Turned the key on and as soon as the pump tone changed I hurried and tightened the secondary filter. Only had a very small amount seep out before I was able to get it tight.

I could hear bubbles and air being being forced out through the return line and into the fuel tank but the entire system was drained so I figured it would take a minute or so, plus this gave me a chance to check all hose connections as well.

After cycling the key again I cranked it and she fired right up. It stumbled ever so slightly as there was air between the third filter and the CAPS injection pump that had to forced through and returned to the tank but it smoothed right out and idled great.

I let it run for several minutes before shutting down and letting it sit while I swept up and put tools away.

After about fifteen minutes I restarted and it fired right about like it always has but I noticed right away it idled smoother. I just thought maybe it was the placebo affect but my son stopped by and I asked him what he thought. His first comment was “it’s idling smoother”. I then figured maybe it actually is and not just in my head.

All in all a great modification and after a few more items on my gauge panel and wiring I can take her out for a spin.

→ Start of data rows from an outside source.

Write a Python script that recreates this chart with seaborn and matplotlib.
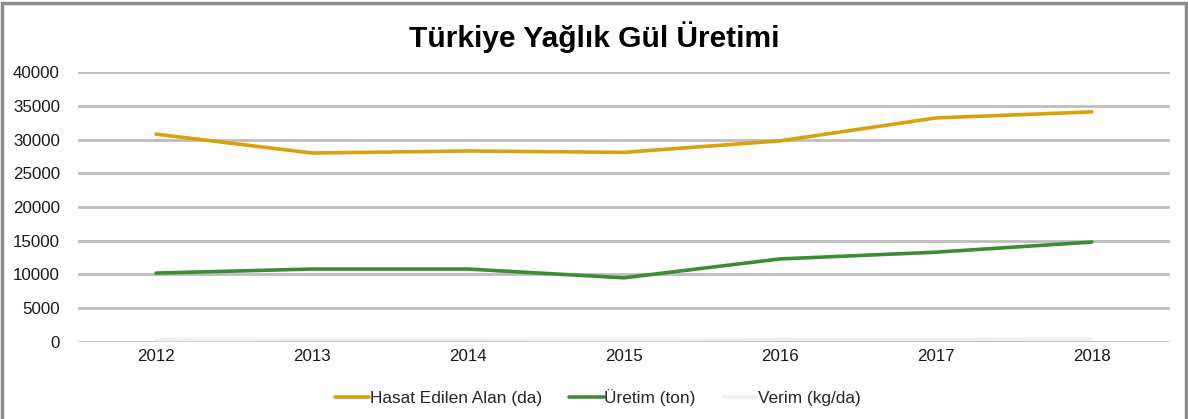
import pandas as pd
import seaborn as sns
import matplotlib.pyplot as plt
from matplotlib.patches import Rectangle

years = ["2012", "2013", "2014", "2015", "2016", "2017", "2018"]
hasat_alan = [30800, 28000, 28300, 28100, 29800, 33200, 34100]
uretim = [10200, 10800, 10800, 9500, 12300, 13300, 14800]
verim = [330, 385, 380, 340, 410, 400, 435]
series_names = ["Hasat Edilen Alan (da)", "Üretim (ton)", "Verim (kg/da)"]
colors = ["#d9a20b", "#3b8c35", "#f0f0f0"]

sns.set_style("white")
plt.rcParams["font.family"] = ["Liberation Sans", "DejaVu Sans"]

df = pd.DataFrame({"Yıl": years,
                   series_names[0]: hasat_alan,
                   series_names[1]: uretim,
                   series_names[2]: verim})
long_df = df.melt(id_vars="Yıl", var_name="seri", value_name="deger")

fig = plt.figure(figsize=(11.88, 4.19), dpi=100)
ax = fig.add_axes([0.0657, 0.184, 0.919, 0.644])

sns.lineplot(data=long_df, x="Yıl", y="deger", hue="seri", hue_order=series_names,
             palette=colors, linewidth=2.6, ax=ax, zorder=3)

ax.set_ylim(0, 40000)
ax.set_yticks(range(0, 40001, 5000))
ax.set_xlim(-0.5, 6.5)
ax.yaxis.grid(True, color="#bdbdbd", linewidth=2)
ax.set_axisbelow(True)
for s in ax.spines.values():
    s.set_visible(False)
ax.tick_params(length=0, labelsize=12.2, colors="#1a1a1a", pad=5)
ax.tick_params(axis="y", pad=13)
ax.set_xlabel("")
ax.set_ylabel("")

fig.text(0.5, 0.912, "Türkiye Yağlık Gül Üretimi", fontsize=21.5, fontweight="bold",
         color="black", ha="center", va="center")

ax.legend(loc="upper center", bbox_to_anchor=(0.476, -0.118), ncol=3, frameon=False,
          fontsize=12.4, handlelength=2.0, handletextpad=0.02, columnspacing=1.6)

fig.patches.append(Rectangle((0.002, -0.01), 0.996, 1.003, transform=fig.transFigure,
                             fill=False, edgecolor="#8c8c8c", linewidth=2.5))

fig.savefig("out.png", dpi=100)
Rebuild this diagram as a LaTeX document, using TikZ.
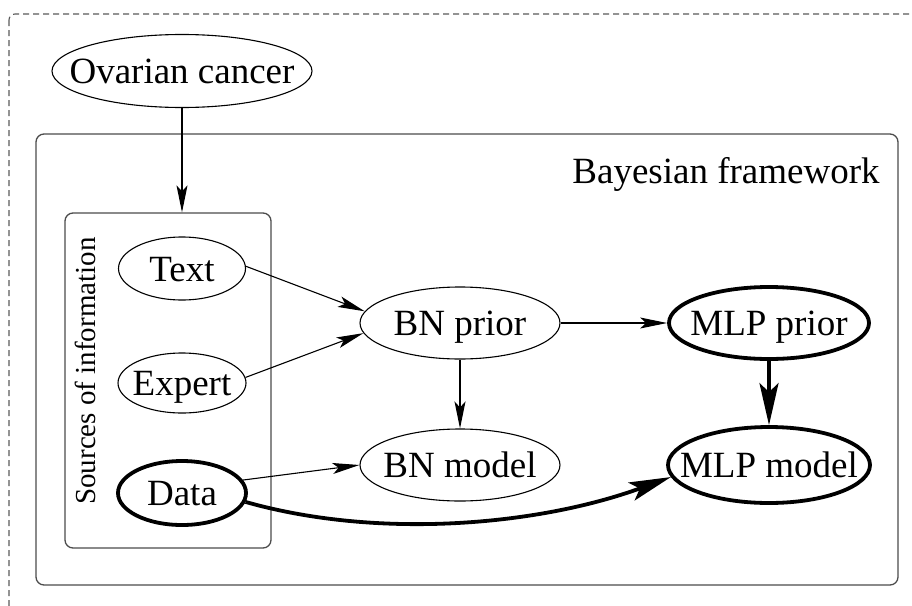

That concludes the FASS installation in our 2003 Monaco Dynasty. Only item remaining is to fabricate a gauge console to add my gauges to the cockpit and wire them in.

Thanks for looking.

Mike
 

Bart

Registered User
Location
Arm Utah
Excellent project, execution, and write up as always. Love the preventative maintenance that path you always take. Concept is much more complicated but similar to the fuel/water separators on boats., sans the pump.